An exact copy of all the data is required, with pictures left out.

>> begin Data block

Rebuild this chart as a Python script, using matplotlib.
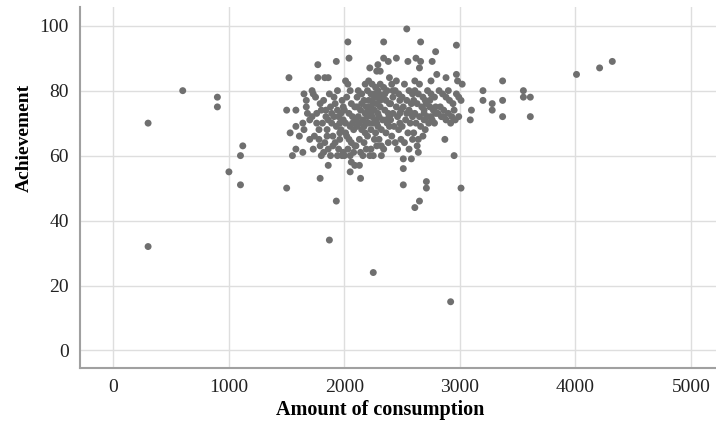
import matplotlib
matplotlib.use("Agg")
import matplotlib.pyplot as plt

# consumption / achievement pairs
consumption = [
    300, 300, 600, 900, 900, 1000, 1100, 1120, 1100,
    1500, 1580, 1530, 1580, 1610, 1550, 1580, 1640, 1650, 1500, 1520,
    1650, 1670, 1670, 1700, 1720, 1720, 1730, 1700, 1680, 1640,
    1770, 1770, 1790, 1790, 1730, 1790, 1750, 1760, 1780, 1740, 1800, 1760, 1780, 1800,
    1830, 1860, 1860, 1870, 1820, 1840, 1850, 1830, 1880, 1860, 1890, 1810, 1870, 1850,
    1880, 1820, 1840, 1890, 1860,
    1930, 1930, 1910, 1920, 1940, 1950, 1960, 1970, 1900, 1920, 1950, 1980, 1990, 1960,
    1990, 1940, 1980, 1910, 1930, 1970, 1960, 1990, 1900, 1940,
    2030, 2040, 2010, 2030, 2050, 2020, 2060, 2000, 2040, 2070, 2010, 2050, 2080, 2020,
    2060, 2030, 2080, 2000, 2050, 2090, 2010, 2070, 2040, 2090, 2060, 2090, 2050,
    2130, 2140, 2120, 2150, 2170, 2110, 2140, 2180, 2120, 2160, 2190, 2110, 2150, 2180,
    2130, 2170, 2100, 2190, 2140, 2160, 2110, 2180, 2150, 2190, 2100, 2130, 2170,
    2220, 2250, 2220, 2250, 2210, 2240, 2270, 2200, 2230, 2260, 2290, 2210, 2240, 2280,
    2220, 2260, 2290, 2200, 2240, 2270, 2210, 2250, 2290, 2230, 2270, 2200, 2260, 2280,
    2230, 2290, 2210, 2250, 2280, 2230, 2270, 2280, 2290,
    2310, 2320, 2320, 2340, 2340, 2380, 2390, 2310, 2340, 2370, 2300, 2330, 2360, 2390,
    2310, 2350, 2380, 2300, 2330, 2370, 2390, 2320, 2360, 2300, 2380, 2340, 2310, 2350,
    2390, 2360,
    2450, 2450, 2410, 2440, 2470, 2420, 2480, 2400, 2450, 2490, 2420, 2460, 2400, 2480,
    2430, 2470, 2410, 2490, 2440, 2460, 2420, 2480,
    2540, 2550, 2510, 2510, 2510, 2580, 2520, 2560, 2590, 2500, 2540, 2580, 2510, 2560,
    2590, 2530, 2570, 2500, 2550, 2590, 2520, 2560, 2580, 2540,
    2610, 2650, 2620, 2660, 2660, 2650, 2630, 2640, 2650, 2610, 2610, 2640, 2680, 2600,
    2630, 2670, 2690, 2610, 2650, 2690, 2620, 2660, 2600, 2680, 2640, 2700, 2690,
    2710, 2710, 2750, 2760, 2790, 2720, 2750, 2780, 2710, 2740, 2770, 2790, 2720, 2760,
    2730, 2780, 2700, 2750, 2790, 2740,
    2800, 2880, 2970, 2970, 2980, 3020, 2870, 2950, 3010, 2920, 2820, 2850, 2880, 2910,
    2940, 2970, 2830, 2860, 2900, 2930, 2960, 2840, 2880, 2920, 2990, 2950, 2900, 2810,
    2860, 2990, 3010,
    3100, 3090, 3200, 3200, 3280, 3280, 3370, 3370, 3370, 3550, 3550, 3610, 3610,
    4010, 4210, 4320,
]
achievement = [
    70, 32, 80, 78, 75, 55, 60, 63, 51,
    74, 74, 67, 69, 66, 60, 62, 61, 68, 50, 84,
    79, 77, 75, 71, 72, 80, 79, 65, 73, 70,
    84, 88, 76, 63, 62, 53, 78, 70, 68, 66, 74, 73, 65, 60,
    84, 84, 57, 34, 77, 72, 68, 64, 75, 62, 70, 70, 79, 66,
    60, 61, 74, 73, 71,
    89, 46, 78, 76, 74, 72, 70, 68, 66, 64, 62, 60, 61, 65,
    75, 80, 77, 72, 69, 73, 67, 71, 63, 60,
    95, 90, 83, 82, 80, 78, 76, 74, 73, 72, 70, 69, 68, 66,
    64, 62, 61, 60, 60, 75, 67, 70, 65, 63, 58, 57, 55,
    57, 53, 80, 79, 77, 75, 74, 73, 72, 71, 70, 69, 68, 67,
    65, 64, 63, 62, 61, 60, 78, 82, 76, 75, 71, 70, 69,
    87, 24, 60, 60, 83, 82, 81, 80, 79, 79, 78, 77, 77, 76,
    75, 74, 73, 72, 72, 71, 70, 70, 69, 68, 67, 66, 65, 63,
    62, 80, 74, 76, 70, 73, 78, 86, 88,
    86, 63, 60, 95, 90, 89, 84, 82, 81, 80, 79, 78, 77, 76,
    75, 74, 73, 72, 71, 70, 69, 68, 67, 65, 64, 62, 77, 79,
    72, 71,
    90, 83, 82, 80, 79, 78, 77, 76, 75, 74, 73, 72, 71, 70,
    69, 68, 66, 65, 64, 62, 80, 73,
    99, 89, 59, 56, 51, 59, 82, 80, 79, 78, 77, 76, 75, 74,
    72, 71, 70, 69, 67, 65, 64, 62, 73, 73,
    83, 82, 90, 95, 89, 87, 63, 61, 46, 44, 80, 79, 78, 77,
    76, 75, 74, 73, 72, 71, 70, 69, 67, 66, 65, 77, 73,
    52, 50, 83, 89, 92, 80, 79, 78, 76, 75, 74, 73, 72, 71,
    70, 70, 68, 72, 75, 77,
    85, 84, 85, 94, 83, 82, 65, 60, 50, 15, 80, 79, 78, 77,
    76, 79, 75, 74, 73, 72, 71, 72, 71, 70, 72, 74, 80, 73,
    72, 78, 77,
    74, 71, 80, 77, 76, 74, 83, 77, 72, 80, 78, 78, 72,
    85, 87, 89,
]

x_ticks = [0, 1000, 2000, 3000, 4000, 5000]
y_ticks = [0, 20, 40, 60, 80, 100]

plt.rcParams["font.family"] = ["Liberation Serif", "DejaVu Serif"]

fig = plt.figure(figsize=(7.16, 4.23), dpi=100)
ax = fig.add_axes([0.112, 0.13, 0.888, 0.853])

ax.scatter(consumption, achievement, s=25, color="#6f6f6f", edgecolors="none", zorder=3)

ax.set_xlim(-288, 5218)
ax.set_ylim(-5.4, 105.7)
ax.set_xticks(x_ticks)
ax.set_yticks(y_ticks)
ax.grid(True, color="#dedede", linewidth=1.0, zorder=0)
ax.tick_params(length=0, labelsize=14, colors="#222222", pad=8)

for side in ["top", "right"]:
    ax.spines[side].set_visible(False)
for side in ["left", "bottom"]:
    ax.spines[side].set_color("#a0a0a0")
    ax.spines[side].set_linewidth(1.5)

ax.set_xlabel("Amount of consumption", fontsize=14.5, fontweight="bold")
ax.set_ylabel("Achievement", fontsize=14, fontweight="bold")
# labels sit off-centre in the reference
ax.xaxis.set_label_coords(0.472, -0.09)
ax.yaxis.set_label_coords(-0.074, 0.638)

fig.savefig("out.png", dpi=100)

>> end Data block

Exercise output>
Rebuild this chart as a Python script, using matplotlib.
import matplotlib
matplotlib.use("Agg")
import matplotlib.pyplot as plt

# consumption / achievement pairs
consumption = [
    300, 300, 600, 900, 900, 1000, 1100, 1120, 1100,
    1500, 1580, 1530, 1580, 1610, 1550, 1580, 1640, 1650, 1500, 1520,
    1650, 1670, 1670, 1700, 1720, 1720, 1730, 1700, 1680, 1640,
    1770, 1770, 1790, 1790, 1730, 1790, 1750, 1760, 1780, 1740, 1800, 1760, 1780, 1800,
    1830, 1860, 1860, 1870, 1820, 1840, 1850, 1830, 1880, 1860, 1890, 1810, 1870, 1850,
    1880, 1820, 1840, 1890, 1860,
    1930, 1930, 1910, 1920, 1940, 1950, 1960, 1970, 1900, 1920, 1950, 1980, 1990, 1960,
    1990, 1940, 1980, 1910, 1930, 1970, 1960, 1990, 1900, 1940,
    2030, 2040, 2010, 2030, 2050, 2020, 2060, 2000, 2040, 2070, 2010, 2050, 2080, 2020,
    2060, 2030, 2080, 2000, 2050, 2090, 2010, 2070, 2040, 2090, 2060, 2090, 2050,
    2130, 2140, 2120, 2150, 2170, 2110, 2140, 2180, 2120, 2160, 2190, 2110, 2150, 2180,
    2130, 2170, 2100, 2190, 2140, 2160, 2110, 2180, 2150, 2190, 2100, 2130, 2170,
    2220, 2250, 2220, 2250, 2210, 2240, 2270, 2200, 2230, 2260, 2290, 2210, 2240, 2280,
    2220, 2260, 2290, 2200, 2240, 2270, 2210, 2250, 2290, 2230, 2270, 2200, 2260, 2280,
    2230, 2290, 2210, 2250, 2280, 2230, 2270, 2280, 2290,
    2310, 2320, 2320, 2340, 2340, 2380, 2390, 2310, 2340, 2370, 2300, 2330, 2360, 2390,
    2310, 2350, 2380, 2300, 2330, 2370, 2390, 2320, 2360, 2300, 2380, 2340, 2310, 2350,
    2390, 2360,
    2450, 2450, 2410, 2440, 2470, 2420, 2480, 2400, 2450, 2490, 2420, 2460, 2400, 2480,
    2430, 2470, 2410, 2490, 2440, 2460, 2420, 2480,
    2540, 2550, 2510, 2510, 2510, 2580, 2520, 2560, 2590, 2500, 2540, 2580, 2510, 2560,
    2590, 2530, 2570, 2500, 2550, 2590, 2520, 2560, 2580, 2540,
    2610, 2650, 2620, 2660, 2660, 2650, 2630, 2640, 2650, 2610, 2610, 2640, 2680, 2600,
    2630, 2670, 2690, 2610, 2650, 2690, 2620, 2660, 2600, 2680, 2640, 2700, 2690,
    2710, 2710, 2750, 2760, 2790, 2720, 2750, 2780, 2710, 2740, 2770, 2790, 2720, 2760,
    2730, 2780, 2700, 2750, 2790, 2740,
    2800, 2880, 2970, 2970, 2980, 3020, 2870, 2950, 3010, 2920, 2820, 2850, 2880, 2910,
    2940, 2970, 2830, 2860, 2900, 2930, 2960, 2840, 2880, 2920, 2990, 2950, 2900, 2810,
    2860, 2990, 3010,
    3100, 3090, 3200, 3200, 3280, 3280, 3370, 3370, 3370, 3550, 3550, 3610, 3610,
    4010, 4210, 4320,
]
achievement = [
    70, 32, 80, 78, 75, 55, 60, 63, 51,
    74, 74, 67, 69, 66, 60, 62, 61, 68, 50, 84,
    79, 77, 75, 71, 72, 80, 79, 65, 73, 70,
    84, 88, 76, 63, 62, 53, 78, 70, 68, 66, 74, 73, 65, 60,
    84, 84, 57, 34, 77, 72, 68, 64, 75, 62, 70, 70, 79, 66,
    60, 61, 74, 73, 71,
    89, 46, 78, 76, 74, 72, 70, 68, 66, 64, 62, 60, 61, 65,
    75, 80, 77, 72, 69, 73, 67, 71, 63, 60,
    95, 90, 83, 82, 80, 78, 76, 74, 73, 72, 70, 69, 68, 66,
    64, 62, 61, 60, 60, 75, 67, 70, 65, 63, 58, 57, 55,
    57, 53, 80, 79, 77, 75, 74, 73, 72, 71, 70, 69, 68, 67,
    65, 64, 63, 62, 61, 60, 78, 82, 76, 75, 71, 70, 69,
    87, 24, 60, 60, 83, 82, 81, 80, 79, 79, 78, 77, 77, 76,
    75, 74, 73, 72, 72, 71, 70, 70, 69, 68, 67, 66, 65, 63,
    62, 80, 74, 76, 70, 73, 78, 86, 88,
    86, 63, 60, 95, 90, 89, 84, 82, 81, 80, 79, 78, 77, 76,
    75, 74, 73, 72, 71, 70, 69, 68, 67, 65, 64, 62, 77, 79,
    72, 71,
    90, 83, 82, 80, 79, 78, 77, 76, 75, 74, 73, 72, 71, 70,
    69, 68, 66, 65, 64, 62, 80, 73,
    99, 89, 59, 56, 51, 59, 82, 80, 79, 78, 77, 76, 75, 74,
    72, 71, 70, 69, 67, 65, 64, 62, 73, 73,
    83, 82, 90, 95, 89, 87, 63, 61, 46, 44, 80, 79, 78, 77,
    76, 75, 74, 73, 72, 71, 70, 69, 67, 66, 65, 77, 73,
    52, 50, 83, 89, 92, 80, 79, 78, 76, 75, 74, 73, 72, 71,
    70, 70, 68, 72, 75, 77,
    85, 84, 85, 94, 83, 82, 65, 60, 50, 15, 80, 79, 78, 77,
    76, 79, 75, 74, 73, 72, 71, 72, 71, 70, 72, 74, 80, 73,
    72, 78, 77,
    74, 71, 80, 77, 76, 74, 83, 77, 72, 80, 78, 78, 72,
    85, 87, 89,
]

x_ticks = [0, 1000, 2000, 3000, 4000, 5000]
y_ticks = [0, 20, 40, 60, 80, 100]

plt.rcParams["font.family"] = ["Liberation Serif", "DejaVu Serif"]

fig = plt.figure(figsize=(7.16, 4.23), dpi=100)
ax = fig.add_axes([0.112, 0.13, 0.888, 0.853])

ax.scatter(consumption, achievement, s=25, color="#6f6f6f", edgecolors="none", zorder=3)

ax.set_xlim(-288, 5218)
ax.set_ylim(-5.4, 105.7)
ax.set_xticks(x_ticks)
ax.set_yticks(y_ticks)
ax.grid(True, color="#dedede", linewidth=1.0, zorder=0)
ax.tick_params(length=0, labelsize=14, colors="#222222", pad=8)

for side in ["top", "right"]:
    ax.spines[side].set_visible(False)
for side in ["left", "bottom"]:
    ax.spines[side].set_color("#a0a0a0")
    ax.spines[side].set_linewidth(1.5)

ax.set_xlabel("Amount of consumption", fontsize=14.5, fontweight="bold")
ax.set_ylabel("Achievement", fontsize=14, fontweight="bold")
# labels sit off-centre in the reference
ax.xaxis.set_label_coords(0.472, -0.09)
ax.yaxis.set_label_coords(-0.074, 0.638)

fig.savefig("out.png", dpi=100)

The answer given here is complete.